Using Open Data to find a license plate

Samuel

2023-12-12

bash, data-analysis, machine-learning, python

I recently had the unpleasant experience of discovering someone had hit my shiny new red car. It happened on the parking lot of my partners job. You would imagine that if you hit a colleague you have the decency to leave your details, but they didn’t. So there we were, no details and significant damage.

Luckily we have a modern car, a car that records a video after detecting an impact.

The video contained the entire series of events, but it was impossible to read the other car’s license plate. At best we could make out 2 letters with some imagination, which is not enough for anything. So what to do, what to do, ..

After a bit of searching I discovered that the Netherlands has een open dataset for all the cars on the road. Including their license plate, make and model, color and other attributes.

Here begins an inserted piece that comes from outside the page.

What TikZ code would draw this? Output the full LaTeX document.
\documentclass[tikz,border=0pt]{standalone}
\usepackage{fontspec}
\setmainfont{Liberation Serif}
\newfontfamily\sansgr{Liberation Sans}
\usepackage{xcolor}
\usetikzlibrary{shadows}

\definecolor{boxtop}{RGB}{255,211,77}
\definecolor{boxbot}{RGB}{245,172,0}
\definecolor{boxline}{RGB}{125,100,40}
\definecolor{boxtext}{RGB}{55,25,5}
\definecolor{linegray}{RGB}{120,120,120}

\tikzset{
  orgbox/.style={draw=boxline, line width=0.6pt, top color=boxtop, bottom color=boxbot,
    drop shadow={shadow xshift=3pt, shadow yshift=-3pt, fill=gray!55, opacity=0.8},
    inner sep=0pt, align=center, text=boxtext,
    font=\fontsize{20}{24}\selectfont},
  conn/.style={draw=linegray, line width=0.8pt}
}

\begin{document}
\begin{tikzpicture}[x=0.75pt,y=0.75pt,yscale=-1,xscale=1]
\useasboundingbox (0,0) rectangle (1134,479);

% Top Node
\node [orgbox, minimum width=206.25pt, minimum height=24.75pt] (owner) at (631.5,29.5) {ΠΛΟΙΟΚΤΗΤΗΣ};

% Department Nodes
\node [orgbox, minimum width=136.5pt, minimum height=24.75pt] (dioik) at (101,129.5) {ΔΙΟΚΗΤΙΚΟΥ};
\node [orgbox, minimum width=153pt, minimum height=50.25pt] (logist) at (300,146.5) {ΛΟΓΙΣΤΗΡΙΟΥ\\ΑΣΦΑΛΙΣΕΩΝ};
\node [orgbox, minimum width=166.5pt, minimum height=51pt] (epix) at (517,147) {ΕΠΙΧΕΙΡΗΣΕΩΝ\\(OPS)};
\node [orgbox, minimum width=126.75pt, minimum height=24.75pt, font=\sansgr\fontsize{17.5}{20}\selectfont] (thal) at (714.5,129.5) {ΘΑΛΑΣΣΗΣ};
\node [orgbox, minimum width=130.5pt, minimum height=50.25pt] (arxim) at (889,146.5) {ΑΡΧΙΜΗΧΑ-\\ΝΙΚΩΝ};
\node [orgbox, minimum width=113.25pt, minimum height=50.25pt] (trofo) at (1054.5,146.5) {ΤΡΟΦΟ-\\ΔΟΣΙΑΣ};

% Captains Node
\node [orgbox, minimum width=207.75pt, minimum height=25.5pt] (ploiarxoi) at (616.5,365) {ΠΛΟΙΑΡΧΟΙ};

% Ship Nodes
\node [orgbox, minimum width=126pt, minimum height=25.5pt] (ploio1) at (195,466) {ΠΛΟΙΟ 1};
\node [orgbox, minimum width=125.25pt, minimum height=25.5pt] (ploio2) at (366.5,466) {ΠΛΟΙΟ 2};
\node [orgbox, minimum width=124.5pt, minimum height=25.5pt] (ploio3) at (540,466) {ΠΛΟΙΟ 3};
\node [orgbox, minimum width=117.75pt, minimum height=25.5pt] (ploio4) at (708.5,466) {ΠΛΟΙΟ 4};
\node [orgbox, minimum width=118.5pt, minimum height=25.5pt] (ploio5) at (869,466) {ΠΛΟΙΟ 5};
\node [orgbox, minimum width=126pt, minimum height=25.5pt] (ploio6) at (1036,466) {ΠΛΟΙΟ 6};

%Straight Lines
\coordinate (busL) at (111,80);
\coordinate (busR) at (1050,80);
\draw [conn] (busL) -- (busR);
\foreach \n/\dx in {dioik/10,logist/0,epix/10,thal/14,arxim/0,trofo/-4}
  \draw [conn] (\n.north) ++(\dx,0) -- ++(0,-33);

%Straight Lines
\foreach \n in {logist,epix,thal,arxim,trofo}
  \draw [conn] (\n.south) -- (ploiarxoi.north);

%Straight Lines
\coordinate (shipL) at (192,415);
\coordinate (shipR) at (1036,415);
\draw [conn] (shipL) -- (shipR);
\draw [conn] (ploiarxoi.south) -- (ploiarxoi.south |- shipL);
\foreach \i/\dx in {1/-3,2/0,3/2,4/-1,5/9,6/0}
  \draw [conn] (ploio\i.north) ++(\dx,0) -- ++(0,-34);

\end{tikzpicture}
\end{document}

So we got to work. While my partner used her machine learning skills to try and get more details out of the video. I went to work filtering down the dataset from 16 million cars, to hopefully one.

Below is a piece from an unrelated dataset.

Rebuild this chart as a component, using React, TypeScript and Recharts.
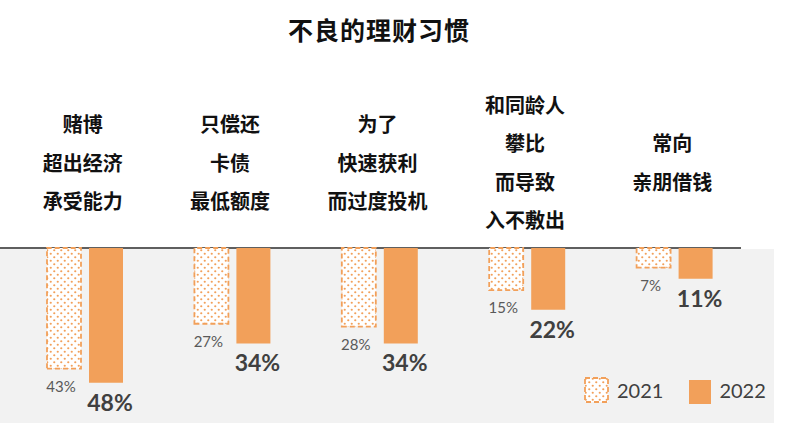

Below are the commands I used to filter the dataset down to about 1.500 cars. Lots of filtering was based on the video, but also some common sense was applied.

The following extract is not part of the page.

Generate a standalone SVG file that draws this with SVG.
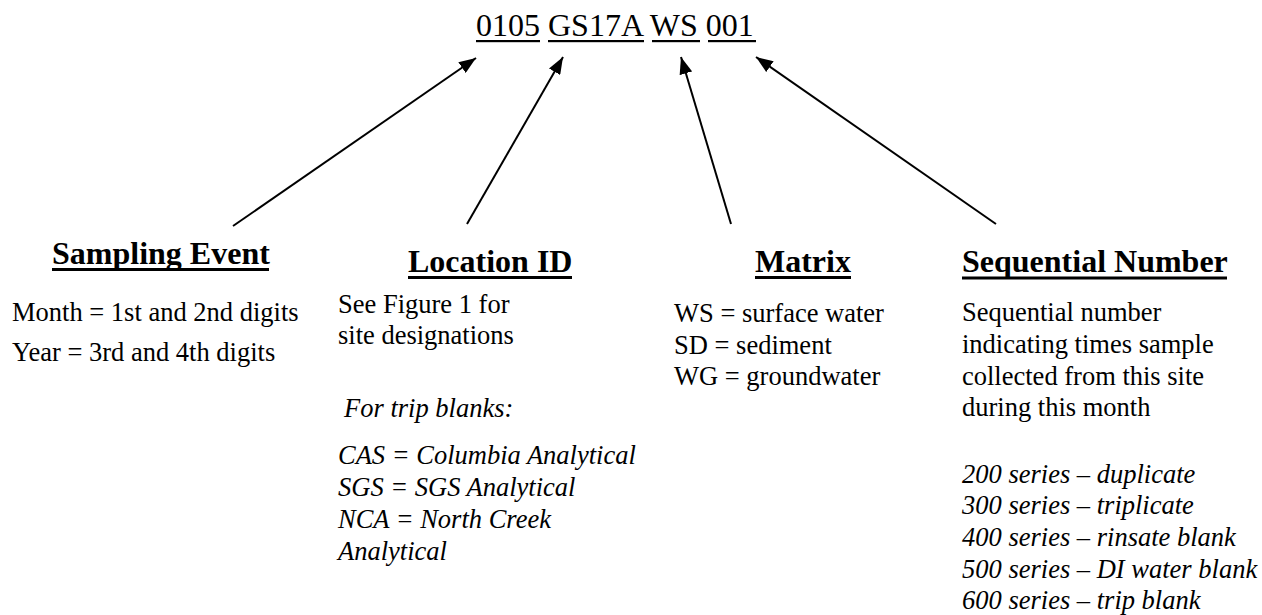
<svg xmlns="http://www.w3.org/2000/svg" width="1262" height="615" viewBox="0 0 1262 615">
<style>
text{font-family:"Liberation Serif","Times New Roman",serif;fill:#000}
.title{font-size:32px}
.head{font-size:32px;font-weight:bold}
.body{font-size:26.5px}
.it{font-size:26.5px;font-style:italic}
.ul{fill:#000}
.conn line{stroke:#000;stroke-width:2;fill:none}
</style>
<defs>
<marker id="ah" markerWidth="17" markerHeight="13" refX="17" refY="6.5" orient="auto" markerUnits="userSpaceOnUse">
<path d="M0,0 L17,6.5 L0,13 z" fill="#000"/>
</marker>
</defs>
<rect width="1262" height="615" fill="#fff"/>
<g id="code">
<text class="title" x="476" y="36">0105 GS17A WS 001</text>
<rect class="ul" x="476" y="40" width="64" height="2.2"/>
<rect class="ul" x="548" y="40" width="96" height="2.2"/>
<rect class="ul" x="652" y="40" width="48" height="2.2"/>
<rect class="ul" x="708" y="40" width="48" height="2.2"/>
</g>
<g class="conn" id="connectors">
<line x1="233" y1="226" x2="476" y2="58" marker-end="url(#ah)"/>
<line x1="467" y1="224" x2="563" y2="57" marker-end="url(#ah)"/>
<line x1="731" y1="224" x2="681" y2="57" marker-end="url(#ah)"/>
<line x1="996" y1="224" x2="756" y2="57" marker-end="url(#ah)"/>
</g>
<g id="sampling-event">
<text class="head" x="52" y="264">Sampling Event</text>
<rect class="ul" x="52" y="268" width="217" height="3"/>
<text class="body" x="12" y="321">Month = 1st and 2nd digits</text>
<text class="body" x="12" y="361">Year = 3rd and 4th digits</text>
</g>
<g id="location-id">
<text class="head" x="408" y="272">Location ID</text>
<rect class="ul" x="408" y="276" width="164" height="3"/>
<text class="body" x="338" y="313">See Figure 1 for</text>
<text class="body" x="338" y="344">site designations</text>
<text class="it" x="344" y="417">For trip blanks:</text>
<text class="it" x="338" y="464">CAS = Columbia Analytical</text>
<text class="it" x="338" y="496">SGS = SGS Analytical</text>
<text class="it" x="338" y="528">NCA = North Creek</text>
<text class="it" x="338" y="560">Analytical</text>
</g>
<g id="matrix">
<text class="head" x="755" y="272">Matrix</text>
<rect class="ul" x="755" y="276" width="96" height="3"/>
<text class="body" x="674" y="321.5">WS = surface water</text>
<text class="body" x="674" y="353.5">SD = sediment</text>
<text class="body" x="674" y="385">WG = groundwater</text>
</g>
<g id="sequential-number">
<text class="head" x="962" y="272">Sequential Number</text>
<rect class="ul" x="962" y="276.5" width="265" height="3"/>
<text class="body" x="962" y="321">Sequential number</text>
<text class="body" x="962" y="353">indicating times sample</text>
<text class="body" x="962" y="384.5">collected from this site</text>
<text class="body" x="962" y="416">during this month</text>
<text class="it" x="962" y="482.5">200 series – duplicate</text>
<text class="it" x="962" y="514">300 series – triplicate</text>
<text class="it" x="962" y="546">400 series – rinsate blank</text>
<text class="it" x="962" y="577.5">500 series – DI water blank</text>
<text class="it" x="962" y="609">600 series – trip blank</text>
</g>
</svg>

Download the Open Dataset from https://opendata.rdw.nl/Voertuigen/Open-Data-RDW-Gekentekende_voertuigen/m9d7-ebf2 and rename it to data.csv

Filter out all company cars

1	awk -F';' '$2 == "Personenauto" { print $0 }' data.csv > filtered-1.csv

Filter out all white cars

1	awk -F';' '$10 == "WIT" { print $0 }' filtered-1.csv > filtered-colour.csv

Filter out cars with 4 or 5 seats

1	awk -F';' '$9 == "4" \|\| $4 == "5" { print $0 }' filtered-colour.csv > filtered-seats.csv

Filter out cars heavier than 2.5T

1	awk -F';' '$14 < 2500 { print $0 }' filtered-seats.csv > filtered-mass.csv

Filter out expensive cars

1	awk -F';' '$22 < 60000 { print $0 }' filtered-doors.csv > filtered-price.csv

Filter out brand

1	awk -F';' '$3 == "AUDI" { print $0 }' filtered-price.csv > filtered-brand.csv

Filter out model

1	awk -F';' '$4 == "A4" \|\| $4 == "AUDI A4" { print $0 }' filtered-brand.csv > filtered-type.csv

Run a regex on the license plate

import csv
import re

# Define your regex pattern here
pattern = re.compile(r'^....PT')

# Open the CSV file
with open('filtered-type.csv', newline='') as csvfile:
# Create a CSV reader that expects a semicolon delimiter
csvreader = csv.reader(csvfile, delimiter=';')

# Iterate over each row in the CSV
for row in csvreader:
# Check if the first column matches the regex pattern
  if pattern.match(row[0]):
    # If it does, print the whole line
    print(';'.join(row))

After all the filtering and the final regex (based on the letters we could identify in the license plate) we had one car left. Success!

I’m honestly not sure if my insurance will accept this, but it was fun to do anyway.

(I did notice an odd behavior with sed on MacOS. For some reason it performs slower compared to Linux, but that’s the topic of another blogpost.)